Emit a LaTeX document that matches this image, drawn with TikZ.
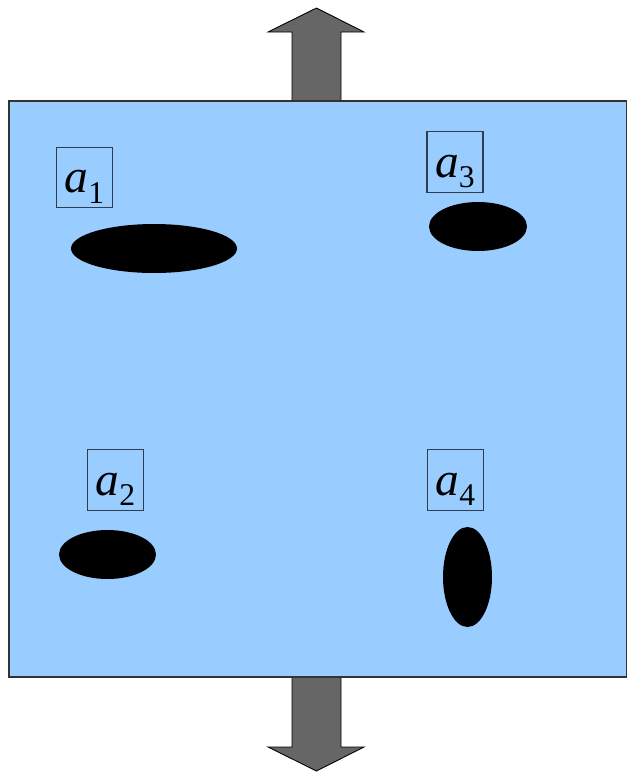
\documentclass[tikz,border=0pt]{standalone}
\usepackage{fontspec}
\setmainfont{Liberation Serif}
\usepackage{tikz}
\usetikzlibrary{shapes.geometric}
\usepackage{xcolor}
\definecolor{cSky}{RGB}{153,204,255}
\definecolor{cArrow}{RGB}{102,102,102}
\definecolor{cEdge}{RGB}{50,60,75}
\newcommand{\alab}[1]{\fontsize{27}{27}\selectfont\itshape a\raisebox{-6.2pt}{\upshape\fontsize{18}{18}\selectfont #1}}
\tikzset{
  plate/.style={draw=black!80, line width=0.6pt, fill=cSky},
  labelbox/.style={rectangle, draw=cEdge, line width=0.6pt, inner sep=0pt,
                   minimum width=1.12cm, minimum height=1.21cm,
                   text height=0.82cm, text depth=0.22cm},
  spot/.style={ellipse, fill=black, inner sep=0pt},
  blockarrow/.style={draw=black, line width=0.5pt, fill=cArrow, line join=miter}
}
\begin{document}
\begin{tikzpicture}[x=0.02cm, y=-0.02cm]
  \useasboundingbox (0,0) rectangle (627,772);

  % block arrows, up and down
  \draw[blockarrow] (292,101) -- (292,32) -- (268,32) -- (316.5,8)
    -- (364,32) -- (341,32) -- (341,101);
  \draw[blockarrow] (292,677) -- (292,747) -- (268,747) -- (316.5,771)
    -- (364,747) -- (341,747) -- (341,677);

  % the plate
  \draw[plate] (9,101) rectangle (626.5,677);

  % labels
  \node[labelbox] (a1) at (84.5,177.5) {\alab{1}};
  \node[labelbox] (a3) at (455,162)    {\alab{3}};
  \node[labelbox] (a2) at (115.5,480)  {\alab{2}};
  \node[labelbox] (a4) at (455.5,480)  {\alab{4}};

  % spots
  \node[spot, minimum width=3.32cm, minimum height=0.98cm] (s1) at (154,248.5) {};
  \node[spot, minimum width=1.96cm, minimum height=0.98cm] (s3) at (478,226.5) {};
  \node[spot, minimum width=1.94cm, minimum height=0.98cm] (s2) at (107.5,554.5) {};
  \node[spot, minimum width=0.98cm, minimum height=2.00cm] (s4) at (467.5,577) {};
\end{tikzpicture}
\end{document}
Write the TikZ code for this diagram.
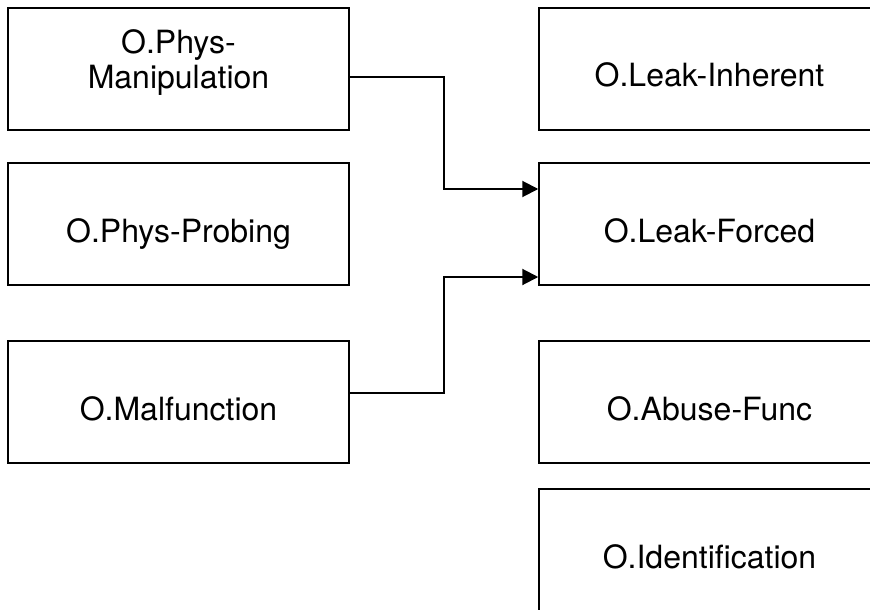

**THE TASK:**
Your copy of the data should match it exactly, except that pictures are left out.

**SOLUTION TO THE PROBLEM:**
Emit a LaTeX document that matches this image, drawn with TikZ.
\documentclass[tikz,border=0pt]{standalone}
\usepackage{fontspec}
\setmainfont{Liberation Serif}
\usepackage{tikz}
\usetikzlibrary{shapes.geometric}
\usepackage{xcolor}
\definecolor{cSky}{RGB}{153,204,255}
\definecolor{cArrow}{RGB}{102,102,102}
\definecolor{cEdge}{RGB}{50,60,75}
\newcommand{\alab}[1]{\fontsize{27}{27}\selectfont\itshape a\raisebox{-6.2pt}{\upshape\fontsize{18}{18}\selectfont #1}}
\tikzset{
  plate/.style={draw=black!80, line width=0.6pt, fill=cSky},
  labelbox/.style={rectangle, draw=cEdge, line width=0.6pt, inner sep=0pt,
                   minimum width=1.12cm, minimum height=1.21cm,
                   text height=0.82cm, text depth=0.22cm},
  spot/.style={ellipse, fill=black, inner sep=0pt},
  blockarrow/.style={draw=black, line width=0.5pt, fill=cArrow, line join=miter}
}
\begin{document}
\begin{tikzpicture}[x=0.02cm, y=-0.02cm]
  \useasboundingbox (0,0) rectangle (627,772);

  % block arrows, up and down
  \draw[blockarrow] (292,101) -- (292,32) -- (268,32) -- (316.5,8)
    -- (364,32) -- (341,32) -- (341,101);
  \draw[blockarrow] (292,677) -- (292,747) -- (268,747) -- (316.5,771)
    -- (364,747) -- (341,747) -- (341,677);

  % the plate
  \draw[plate] (9,101) rectangle (626.5,677);

  % labels
  \node[labelbox] (a1) at (84.5,177.5) {\alab{1}};
  \node[labelbox] (a3) at (455,162)    {\alab{3}};
  \node[labelbox] (a2) at (115.5,480)  {\alab{2}};
  \node[labelbox] (a4) at (455.5,480)  {\alab{4}};

  % spots
  \node[spot, minimum width=3.32cm, minimum height=0.98cm] (s1) at (154,248.5) {};
  \node[spot, minimum width=1.96cm, minimum height=0.98cm] (s3) at (478,226.5) {};
  \node[spot, minimum width=1.94cm, minimum height=0.98cm] (s2) at (107.5,554.5) {};
  \node[spot, minimum width=0.98cm, minimum height=2.00cm] (s4) at (467.5,577) {};
\end{tikzpicture}
\end{document}
Write the TikZ code for this diagram.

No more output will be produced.